**Available data**:
--- Start ---

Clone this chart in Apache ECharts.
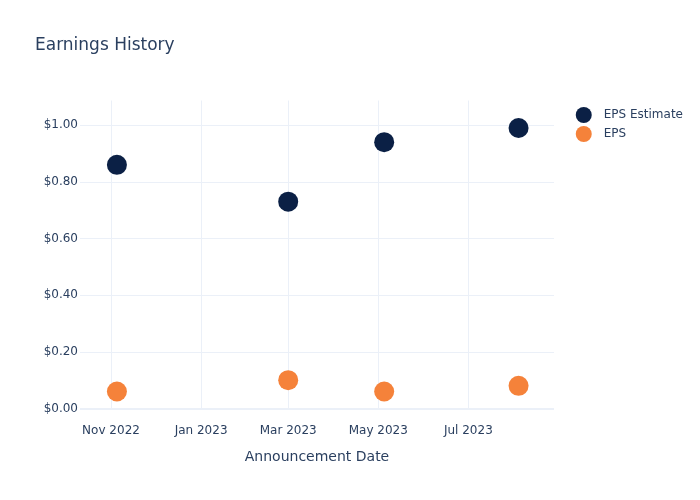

--- End ---
--- Start ---

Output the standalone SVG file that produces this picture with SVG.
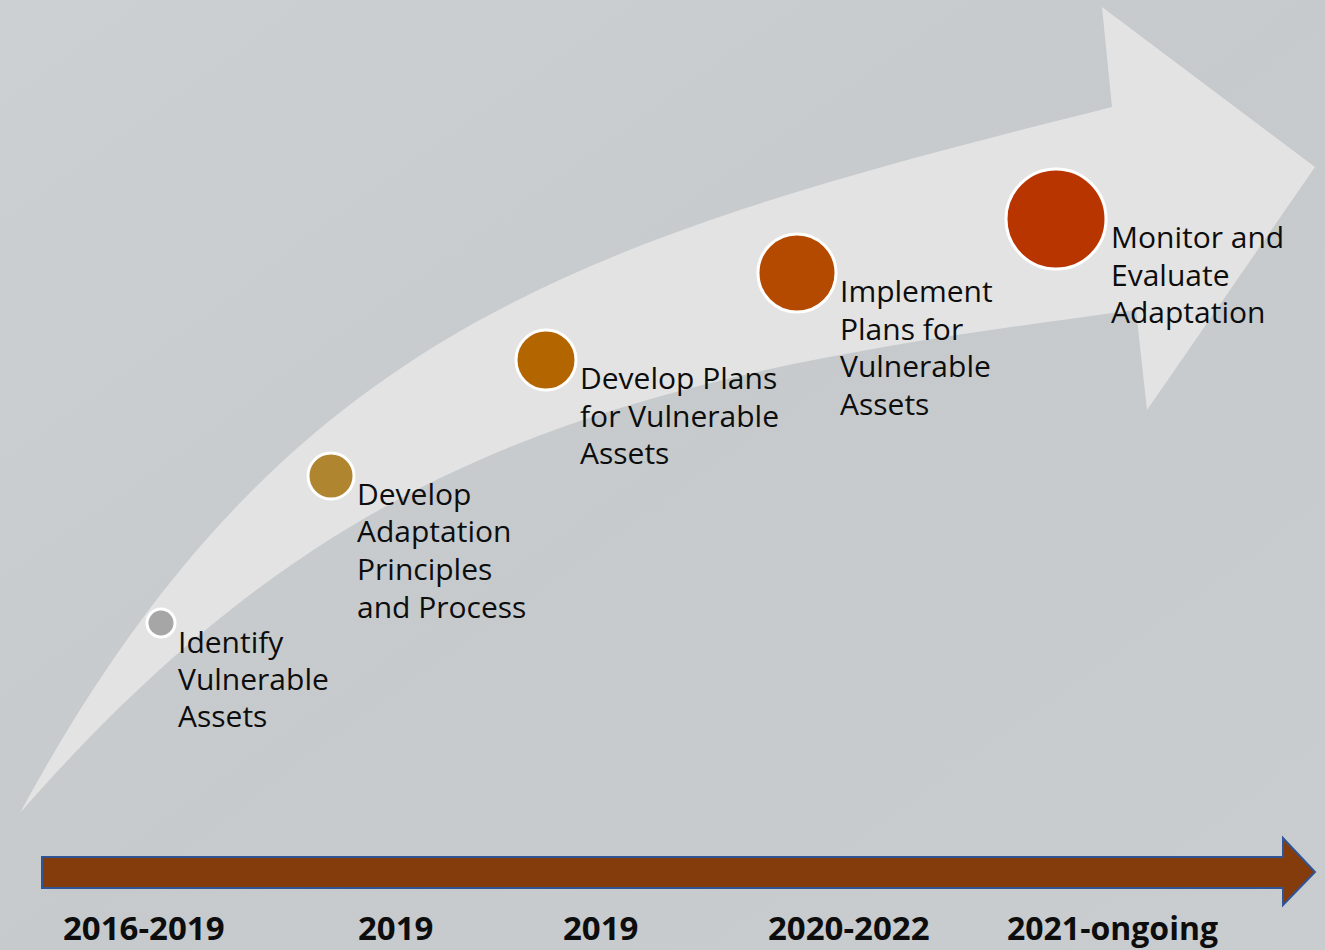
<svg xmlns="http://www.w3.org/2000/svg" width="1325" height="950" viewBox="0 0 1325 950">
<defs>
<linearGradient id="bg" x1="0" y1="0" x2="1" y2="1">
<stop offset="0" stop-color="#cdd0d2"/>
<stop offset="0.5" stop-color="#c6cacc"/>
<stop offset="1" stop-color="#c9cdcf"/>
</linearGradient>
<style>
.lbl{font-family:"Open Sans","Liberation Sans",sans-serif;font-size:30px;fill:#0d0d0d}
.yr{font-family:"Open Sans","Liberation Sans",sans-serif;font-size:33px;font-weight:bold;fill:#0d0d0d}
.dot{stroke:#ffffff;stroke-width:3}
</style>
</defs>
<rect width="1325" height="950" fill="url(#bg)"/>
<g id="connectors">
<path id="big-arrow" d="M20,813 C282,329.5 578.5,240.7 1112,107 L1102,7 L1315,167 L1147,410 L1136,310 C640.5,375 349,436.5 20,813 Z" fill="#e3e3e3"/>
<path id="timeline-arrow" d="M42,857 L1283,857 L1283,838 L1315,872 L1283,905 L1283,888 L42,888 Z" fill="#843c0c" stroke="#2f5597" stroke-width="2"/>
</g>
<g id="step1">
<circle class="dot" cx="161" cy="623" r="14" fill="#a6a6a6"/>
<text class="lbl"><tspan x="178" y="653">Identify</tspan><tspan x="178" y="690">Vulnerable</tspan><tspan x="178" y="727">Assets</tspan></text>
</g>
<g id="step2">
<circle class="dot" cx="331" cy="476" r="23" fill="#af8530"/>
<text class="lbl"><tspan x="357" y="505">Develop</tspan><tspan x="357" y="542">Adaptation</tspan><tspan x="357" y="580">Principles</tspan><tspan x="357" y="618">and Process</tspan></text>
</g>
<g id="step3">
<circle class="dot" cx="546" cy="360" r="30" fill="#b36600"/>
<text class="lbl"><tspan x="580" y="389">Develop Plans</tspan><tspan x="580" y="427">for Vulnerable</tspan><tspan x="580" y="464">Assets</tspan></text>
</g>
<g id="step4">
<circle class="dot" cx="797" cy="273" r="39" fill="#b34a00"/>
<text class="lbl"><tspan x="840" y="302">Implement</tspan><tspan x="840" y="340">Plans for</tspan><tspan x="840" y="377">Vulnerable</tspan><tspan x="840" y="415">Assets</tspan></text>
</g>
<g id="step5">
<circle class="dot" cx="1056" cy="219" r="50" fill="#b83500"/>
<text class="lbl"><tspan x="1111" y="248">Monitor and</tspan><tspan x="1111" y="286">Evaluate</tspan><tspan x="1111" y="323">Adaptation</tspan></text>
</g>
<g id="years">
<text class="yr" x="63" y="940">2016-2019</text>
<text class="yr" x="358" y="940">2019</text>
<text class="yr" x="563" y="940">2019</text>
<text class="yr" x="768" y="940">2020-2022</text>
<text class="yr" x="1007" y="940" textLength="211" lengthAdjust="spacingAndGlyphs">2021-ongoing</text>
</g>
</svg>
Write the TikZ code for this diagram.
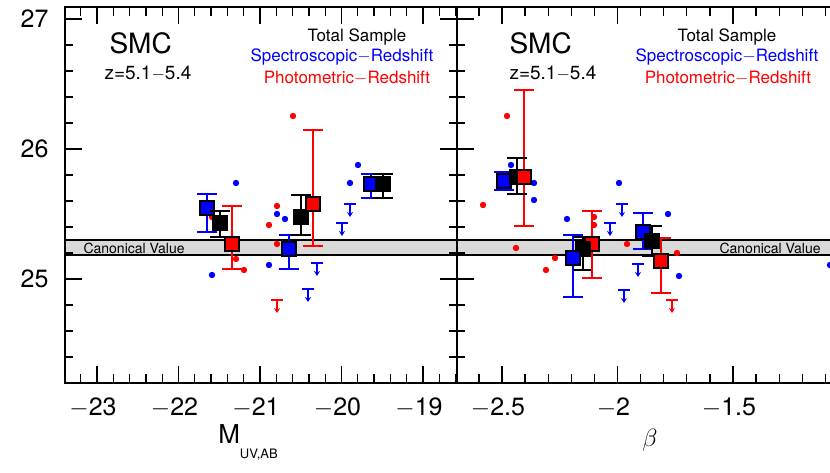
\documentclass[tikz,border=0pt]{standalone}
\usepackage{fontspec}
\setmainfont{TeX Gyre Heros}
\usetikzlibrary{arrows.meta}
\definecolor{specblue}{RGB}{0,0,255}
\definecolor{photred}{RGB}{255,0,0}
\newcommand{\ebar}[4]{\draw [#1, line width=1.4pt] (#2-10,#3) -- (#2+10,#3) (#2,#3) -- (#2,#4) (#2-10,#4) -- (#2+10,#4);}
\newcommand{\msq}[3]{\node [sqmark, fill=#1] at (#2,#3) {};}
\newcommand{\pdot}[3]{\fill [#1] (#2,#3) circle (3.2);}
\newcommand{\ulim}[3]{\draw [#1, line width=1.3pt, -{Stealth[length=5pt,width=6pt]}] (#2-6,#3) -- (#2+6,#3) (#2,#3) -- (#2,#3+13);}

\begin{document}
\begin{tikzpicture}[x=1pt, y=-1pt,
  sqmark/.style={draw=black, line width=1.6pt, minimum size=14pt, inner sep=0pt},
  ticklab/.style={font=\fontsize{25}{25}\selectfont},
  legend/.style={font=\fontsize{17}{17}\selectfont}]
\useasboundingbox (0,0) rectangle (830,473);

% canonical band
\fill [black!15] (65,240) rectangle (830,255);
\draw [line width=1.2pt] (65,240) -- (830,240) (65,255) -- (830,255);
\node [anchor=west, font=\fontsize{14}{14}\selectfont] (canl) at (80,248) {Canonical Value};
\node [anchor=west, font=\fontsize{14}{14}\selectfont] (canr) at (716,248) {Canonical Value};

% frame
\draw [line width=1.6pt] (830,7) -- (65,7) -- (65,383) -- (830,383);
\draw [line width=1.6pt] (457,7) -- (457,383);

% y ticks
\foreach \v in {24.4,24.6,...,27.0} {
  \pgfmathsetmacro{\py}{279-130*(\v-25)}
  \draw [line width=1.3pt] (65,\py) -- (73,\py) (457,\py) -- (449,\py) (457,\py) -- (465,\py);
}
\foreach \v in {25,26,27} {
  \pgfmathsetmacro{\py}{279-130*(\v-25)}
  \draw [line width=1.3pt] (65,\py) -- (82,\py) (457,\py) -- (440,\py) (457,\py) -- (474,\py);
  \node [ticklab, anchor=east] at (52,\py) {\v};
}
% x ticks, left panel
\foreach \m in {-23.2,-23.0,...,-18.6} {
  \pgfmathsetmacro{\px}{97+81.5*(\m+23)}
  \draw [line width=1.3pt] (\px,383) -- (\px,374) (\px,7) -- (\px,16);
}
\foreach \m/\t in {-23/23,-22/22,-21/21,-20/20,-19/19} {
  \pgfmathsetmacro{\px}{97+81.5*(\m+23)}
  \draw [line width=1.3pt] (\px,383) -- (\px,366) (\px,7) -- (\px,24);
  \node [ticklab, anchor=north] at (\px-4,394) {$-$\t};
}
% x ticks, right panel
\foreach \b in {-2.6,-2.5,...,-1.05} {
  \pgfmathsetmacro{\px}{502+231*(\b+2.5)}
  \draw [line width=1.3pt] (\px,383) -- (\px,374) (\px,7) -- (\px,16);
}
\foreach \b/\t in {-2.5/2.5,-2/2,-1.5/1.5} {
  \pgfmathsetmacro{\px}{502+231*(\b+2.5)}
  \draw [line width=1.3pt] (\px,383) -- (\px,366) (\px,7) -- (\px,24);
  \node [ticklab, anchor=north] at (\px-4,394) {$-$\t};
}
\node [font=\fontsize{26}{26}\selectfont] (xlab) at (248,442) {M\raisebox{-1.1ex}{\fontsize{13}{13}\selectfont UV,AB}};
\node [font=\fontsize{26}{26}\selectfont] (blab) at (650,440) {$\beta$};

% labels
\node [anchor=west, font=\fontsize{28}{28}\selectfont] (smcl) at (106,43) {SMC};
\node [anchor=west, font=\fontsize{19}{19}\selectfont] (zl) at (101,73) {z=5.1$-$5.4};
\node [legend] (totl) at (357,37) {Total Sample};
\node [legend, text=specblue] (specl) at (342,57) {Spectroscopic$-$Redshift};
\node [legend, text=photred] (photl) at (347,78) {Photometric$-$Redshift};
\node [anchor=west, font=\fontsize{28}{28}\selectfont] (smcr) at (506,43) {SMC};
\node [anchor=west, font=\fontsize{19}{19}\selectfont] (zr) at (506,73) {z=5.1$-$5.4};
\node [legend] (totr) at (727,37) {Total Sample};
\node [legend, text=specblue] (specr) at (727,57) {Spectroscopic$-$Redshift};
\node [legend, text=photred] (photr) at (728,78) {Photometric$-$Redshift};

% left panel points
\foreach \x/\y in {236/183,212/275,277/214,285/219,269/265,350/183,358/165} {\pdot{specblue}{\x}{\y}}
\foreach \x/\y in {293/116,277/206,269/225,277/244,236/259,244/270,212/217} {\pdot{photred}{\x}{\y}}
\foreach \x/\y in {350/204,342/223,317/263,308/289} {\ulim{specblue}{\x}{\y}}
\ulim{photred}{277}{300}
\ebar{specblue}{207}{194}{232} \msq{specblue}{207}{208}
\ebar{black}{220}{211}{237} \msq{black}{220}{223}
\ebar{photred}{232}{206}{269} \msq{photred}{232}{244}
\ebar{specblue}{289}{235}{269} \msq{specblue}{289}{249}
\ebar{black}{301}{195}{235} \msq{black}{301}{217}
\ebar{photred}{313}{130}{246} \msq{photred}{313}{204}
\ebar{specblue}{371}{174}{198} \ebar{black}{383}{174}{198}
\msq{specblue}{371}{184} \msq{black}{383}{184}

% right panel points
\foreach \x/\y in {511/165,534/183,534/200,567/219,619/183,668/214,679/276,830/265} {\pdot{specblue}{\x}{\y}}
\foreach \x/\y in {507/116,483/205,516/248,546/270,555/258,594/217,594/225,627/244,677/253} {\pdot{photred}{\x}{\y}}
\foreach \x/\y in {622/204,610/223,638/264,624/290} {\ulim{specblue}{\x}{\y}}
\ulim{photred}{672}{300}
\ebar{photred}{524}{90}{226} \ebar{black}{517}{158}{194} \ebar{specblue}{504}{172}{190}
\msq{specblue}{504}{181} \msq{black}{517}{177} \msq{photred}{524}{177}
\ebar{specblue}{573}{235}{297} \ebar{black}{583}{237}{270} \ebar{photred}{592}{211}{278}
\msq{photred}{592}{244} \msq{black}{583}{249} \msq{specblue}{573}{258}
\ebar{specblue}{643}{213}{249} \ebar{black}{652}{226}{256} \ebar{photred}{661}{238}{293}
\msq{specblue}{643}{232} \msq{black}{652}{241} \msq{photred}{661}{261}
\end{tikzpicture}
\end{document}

--- End ---
--- Start ---

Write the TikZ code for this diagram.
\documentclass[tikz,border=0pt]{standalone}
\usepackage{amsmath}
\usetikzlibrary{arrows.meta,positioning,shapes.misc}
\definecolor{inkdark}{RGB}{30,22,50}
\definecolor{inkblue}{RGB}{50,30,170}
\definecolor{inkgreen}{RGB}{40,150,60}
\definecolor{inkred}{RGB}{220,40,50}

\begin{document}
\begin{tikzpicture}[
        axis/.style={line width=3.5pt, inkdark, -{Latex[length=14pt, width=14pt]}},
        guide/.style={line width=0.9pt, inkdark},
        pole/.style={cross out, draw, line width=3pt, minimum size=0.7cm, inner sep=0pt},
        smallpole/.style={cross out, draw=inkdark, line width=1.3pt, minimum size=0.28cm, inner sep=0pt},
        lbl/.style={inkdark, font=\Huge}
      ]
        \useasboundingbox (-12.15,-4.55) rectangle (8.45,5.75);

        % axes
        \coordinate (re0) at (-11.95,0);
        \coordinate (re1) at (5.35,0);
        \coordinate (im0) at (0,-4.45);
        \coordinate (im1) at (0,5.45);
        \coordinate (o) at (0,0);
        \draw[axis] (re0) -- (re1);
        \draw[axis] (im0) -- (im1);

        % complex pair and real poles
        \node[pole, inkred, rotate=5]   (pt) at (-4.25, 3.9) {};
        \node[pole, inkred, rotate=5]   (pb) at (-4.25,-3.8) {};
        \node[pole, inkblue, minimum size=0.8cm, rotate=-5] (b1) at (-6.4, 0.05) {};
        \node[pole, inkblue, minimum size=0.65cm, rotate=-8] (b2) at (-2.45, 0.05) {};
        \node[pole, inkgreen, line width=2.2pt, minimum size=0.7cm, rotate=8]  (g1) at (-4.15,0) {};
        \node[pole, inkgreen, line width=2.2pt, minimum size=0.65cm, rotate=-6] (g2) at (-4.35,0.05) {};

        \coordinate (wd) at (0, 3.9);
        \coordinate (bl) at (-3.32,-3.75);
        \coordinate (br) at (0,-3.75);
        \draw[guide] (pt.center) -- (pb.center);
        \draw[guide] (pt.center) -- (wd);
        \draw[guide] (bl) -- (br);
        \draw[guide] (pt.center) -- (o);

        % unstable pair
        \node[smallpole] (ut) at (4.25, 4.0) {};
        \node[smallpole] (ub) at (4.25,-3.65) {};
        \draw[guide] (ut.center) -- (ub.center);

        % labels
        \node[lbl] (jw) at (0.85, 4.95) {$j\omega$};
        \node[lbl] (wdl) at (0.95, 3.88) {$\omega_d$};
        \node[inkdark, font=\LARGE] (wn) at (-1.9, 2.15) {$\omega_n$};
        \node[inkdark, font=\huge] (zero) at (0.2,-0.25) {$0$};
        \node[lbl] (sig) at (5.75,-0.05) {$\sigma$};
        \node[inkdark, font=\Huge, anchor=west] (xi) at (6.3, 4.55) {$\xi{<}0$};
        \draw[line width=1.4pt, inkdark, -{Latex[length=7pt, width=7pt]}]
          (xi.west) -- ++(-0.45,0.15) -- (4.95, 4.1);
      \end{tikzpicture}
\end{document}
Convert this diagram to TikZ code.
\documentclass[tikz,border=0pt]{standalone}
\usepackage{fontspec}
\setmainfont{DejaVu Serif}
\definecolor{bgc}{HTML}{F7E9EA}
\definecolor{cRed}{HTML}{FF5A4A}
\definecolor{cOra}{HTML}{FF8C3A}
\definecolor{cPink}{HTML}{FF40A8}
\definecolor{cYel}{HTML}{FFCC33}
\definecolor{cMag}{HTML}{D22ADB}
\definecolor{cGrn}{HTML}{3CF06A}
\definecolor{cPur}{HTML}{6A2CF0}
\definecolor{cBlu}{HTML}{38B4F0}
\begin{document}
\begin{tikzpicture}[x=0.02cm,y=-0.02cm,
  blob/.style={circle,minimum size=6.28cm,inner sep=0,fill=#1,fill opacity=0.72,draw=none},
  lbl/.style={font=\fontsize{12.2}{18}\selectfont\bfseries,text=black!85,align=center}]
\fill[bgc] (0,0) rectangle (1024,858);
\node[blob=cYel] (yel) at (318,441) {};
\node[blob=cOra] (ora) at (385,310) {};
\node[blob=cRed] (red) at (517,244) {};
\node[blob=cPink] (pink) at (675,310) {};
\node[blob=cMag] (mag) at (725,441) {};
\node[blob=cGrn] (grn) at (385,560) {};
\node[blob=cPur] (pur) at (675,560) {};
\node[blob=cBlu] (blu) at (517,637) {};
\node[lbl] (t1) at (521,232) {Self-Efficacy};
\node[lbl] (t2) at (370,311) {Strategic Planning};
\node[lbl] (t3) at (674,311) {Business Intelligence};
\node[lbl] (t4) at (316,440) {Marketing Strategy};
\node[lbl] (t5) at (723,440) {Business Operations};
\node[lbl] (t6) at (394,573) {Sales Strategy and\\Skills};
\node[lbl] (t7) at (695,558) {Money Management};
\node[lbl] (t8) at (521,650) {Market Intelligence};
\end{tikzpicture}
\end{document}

--- End ---

**Task prompt**:
Tally up the lines of the listing containing the word "this". Give only the total.

**Solved exercise**:
5